Am I getting this thread straight? Are we really considering signals being sent "backwards" in time. Please, first attempt to master the sending of signals in a manner that is simply "faster" than light, then move onto the heavyweights like "backwards" in time signalling.

My thought experiments never were so bold, and I even proffessed to have instantaneous signalling.

22. Apr 28, 2012

### StevieTNZ

I've emailed a few of the authors regarding this. Hopefully they get back to me soon.
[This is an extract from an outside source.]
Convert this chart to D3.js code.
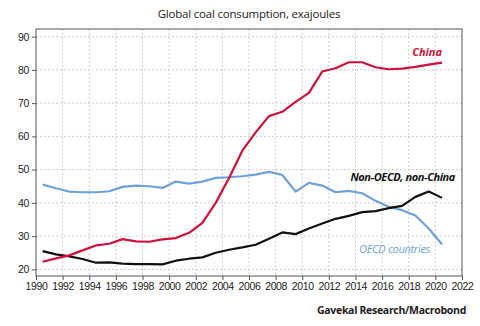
<!DOCTYPE html>
<html>
<head>
<meta charset="utf-8">
<script src="https://cdn.jsdelivr.net/npm/d3@7"></script>
<style>
  body { margin: 0; background: #fff; }
  svg { display: block; font-family: "Open Sans", sans-serif; }
  .tick text { font-size: 10.5px; fill: #222; letter-spacing: -0.35px; }
</style>
</head>
<body>
<div id="chart"></div>
<script>
const years = d3.range(1990, 2021);
const china = [22.3, 23.3, 24.2, 25.7, 27.2, 27.7, 29.1, 28.4, 28.3, 29.0, 29.4, 31.0, 34.0, 40.0, 47.5, 55.7, 61.2, 66.1, 67.4, 70.4, 73.1, 79.5, 80.5, 82.3, 82.3, 80.8, 80.2, 80.4, 80.9, 81.6, 82.2];
const oecd = [45.5, 44.4, 43.4, 43.2, 43.2, 43.5, 44.8, 45.2, 45.0, 44.5, 46.4, 45.8, 46.4, 47.5, 47.7, 48.0, 48.5, 49.3, 48.4, 43.4, 46.0, 45.2, 43.2, 43.6, 42.9, 40.6, 38.8, 37.8, 36.2, 32.3, 27.5];
const nonOecd = [25.5, 24.5, 23.9, 23.1, 22.0, 22.1, 21.7, 21.6, 21.6, 21.5, 22.6, 23.2, 23.6, 25.0, 25.9, 26.6, 27.4, 29.2, 31.1, 30.6, 32.3, 33.8, 35.2, 36.1, 37.2, 37.5, 38.4, 39.1, 41.8, 43.4, 41.5];
const yTicks = [20, 30, 40, 50, 60, 70, 80, 90];
const xTicks = d3.range(1990, 2023, 2);

const width = 480;
const height = 326;
const plotLeft = 36, plotRight = 462, plotTop = 29, plotBottom = 276;

const svg = d3.select('#chart')
  .append('svg')
  .attr('width', width)
  .attr('height', height)

const x = d3.scaleLinear().domain([1990, 2022]).range([plotLeft, plotRight]);
const y = d3.scaleLinear().domain([18, 92.3]).range([plotBottom, plotTop]);

// grid
svg.append('g')
  .selectAll('line')
  .data(yTicks)
  .enter()
  .append('line')
  .attr('x1', plotLeft).attr('x2', plotRight)
  .attr('y1', d => y(d)).attr('y2', d => y(d))
  .style('stroke', '#cccccc')
  .style('stroke-dasharray', '2,2')

svg.append('g')
  .selectAll('line')
  .data(xTicks.slice(1, -1))
  .enter()
  .append('line')
  .attr('x1', d => x(d)).attr('x2', d => x(d))
  .attr('y1', plotTop).attr('y2', plotBottom)
  .style('stroke', '#cccccc')
  .style('stroke-dasharray', '2,2')

// frame
svg.append('rect')
  .attr('x', plotLeft).attr('y', plotTop)
  .attr('width', plotRight - plotLeft).attr('height', plotBottom - plotTop)
  .style('fill', 'none')
  .style('stroke', '#555')
  .style('stroke-width', 1)

const yAxis = d3.axisLeft(y).tickValues(yTicks).tickSize(4).tickPadding(3);
const xAxis = d3.axisBottom(x).tickValues(xTicks).tickFormat(d3.format('d')).tickSize(4).tickPadding(3);

svg.append('g')
  .attr('transform', `translate(${plotLeft},0)`)
  .call(yAxis)
  .call(g => g.select('.domain').remove())
  .call(g => g.selectAll('line').style('stroke', '#555'))

svg.append('g')
  .attr('transform', `translate(0,${plotBottom})`)
  .call(xAxis)
  .call(g => g.select('.domain').remove())
  .call(g => g.selectAll('line').style('stroke', '#555'))

const line = (vals) => d3.line()
  .x((d, i) => x(years[i] + 0.5))
  .y(d => y(d))(vals);

const series = [
  { vals: oecd, color: '#6fa1d8' },
  { vals: nonOecd, color: '#111111' },
  { vals: china, color: '#d0103a' }
];

svg.selectAll('path.series')
  .data(series)
  .enter()
  .append('path')
  .attr('class', 'series')
  .attr('d', d => line(d.vals))
  .style('fill', 'none')
  .style('stroke', d => d.color)
  .style('stroke-width', 2.2)
  .style('stroke-linejoin', 'round')

// labels
svg.append('text')
  .attr('x', 249).attr('y', 18)
  .style('text-anchor', 'middle')
  .style('font-size', '11.5px')
  .style('letter-spacing', '-0.2px')
  .style('fill', '#222')
  .text('Global coal consumption, exajoules')

svg.append('text')
  .attr('x', 442).attr('y', 56)
  .style('text-anchor', 'end')
  .style('font-size', '11px')
  .style('font-style', 'italic')
  .style('font-weight', 'bold')
  .style('fill', '#d0103a')
  .text('China')

svg.append('text')
  .attr('x', 455).attr('y', 181)
  .style('text-anchor', 'end')
  .style('font-size', '11px')
  .style('font-style', 'italic')
  .style('font-weight', 'bold')
  .style('letter-spacing', '-0.4px')
  .style('fill', '#111')
  .text('Non-OECD, non-China')

svg.append('text')
  .attr('x', 430).attr('y', 253)
  .style('text-anchor', 'end')
  .style('font-size', '11px')
  .style('font-style', 'italic')
  .style('letter-spacing', '-0.3px')
  .style('fill', '#6fa1d8')
  .text('OECD countries')

svg.append('text')
  .attr('x', 466).attr('y', 314)
  .style('text-anchor', 'end')
  .style('font-size', '10.5px')
  .style('font-weight', 'bold')
  .style('letter-spacing', '-0.3px')
  .style('fill', '#222')
  .text('Gavekal Research/Macrobond')
</script>
</body>
</html>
I gather the two bell-state evolutions in the paper are in superposition of being both (so 1/2 |equations for first bell state> + 1/2 |equations for second bell state>) up until one bell-state is detected at the end?

23. Apr 28, 2012

### lugita15

Can you elaborate on this? Why can't you have a quantum system whose creation operators only produce entangled particle pairs? Or is this just a practical limitation?

24. Apr 28, 2012

### gespex

Nope, I don't think you're getting this thread straight. I don't believe in either instant communicating or sending messages into the past. In fact, my possible ignorance on science swings the other way: I am still convinced that there is a hidden variable theorem for all of quantum mechanics. In fact, I like the way you put it:
Because I couldn't agree with you more. That was kind of my point in this thread: the article I read *seems* to imply that it can be done, I definitely don't believe it can be done, so, as I quote from my first post:
[quote ]
[...] so there's obviously a logic flaw in my logic.
[/quote]

I was simply trying to understand my misunderstanding of the article. Because I am open to be proven wrong, but Bell's Theorem simply doesn't cut it for me.

25. Apr 29, 2012

### San K

Even if Victor could entangle particle at will (which I gather is fundamentally impossible) FTL information is still impossible because:

Alice and Bob still need to compare to find out if Victor entangled the pair or not.

Is that correct?

Side note: Per technical/nerd speak the name should have been Charlie or Chimp or Csomething than Victor. Perhaps Ma et. al. choose Victor because its easier to relate by having one slant of V point towards Alice and other towards Bob.